Descriptions, Reviews, Etc.
Publisher Description:

Other Selves: Animals in the Canadian Literary Imagination begins with the premise, first suggested by Margaret Atwood in The Animals in That Country (1968), that animals have occupied a peculiarly central position in the Canadian imagination. Unlike the longer-settled countries of Europe or the more densely-populated United States, in Canada animals have always been the loved and feared co-inhabitants of this harsh, beautiful land. From the realistic animal tales of Charles G. D. Roberts and Ernest Thompson Seton, to the urban animals of Marshall Saunders and Dennis Lee, to the lyrical observations of bird enthusiasts John James Audubon, Thomas McIlwraith, and Don McKay, animals have occupied a key place in Canadian literature, focusing central aspects of our environmental consciousness and cultural symbolism.

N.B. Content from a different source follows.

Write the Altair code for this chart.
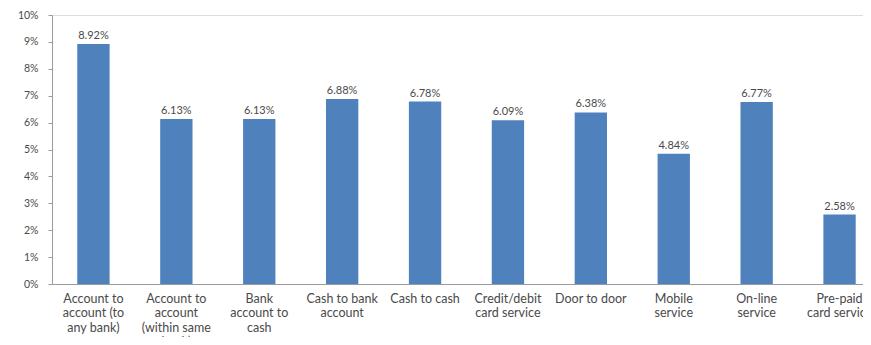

Other Selves explores how and what the animals in this country have meant through all genres and periods of Canadian writing, focusing sometimes on individual texts and at other times on broader issues. Tackling more than a century of writing, from 19th-century narrative of women travellers, to the natural conversion of Grey Owl, to the award-winning novels of Farley Mowat, Marian Engel, Timothy Findley, Barbara Gowdy, and Yann Martel, these essays engage the reader in this widely-acknowledged but inadequately-explored aspect of Canadian literature.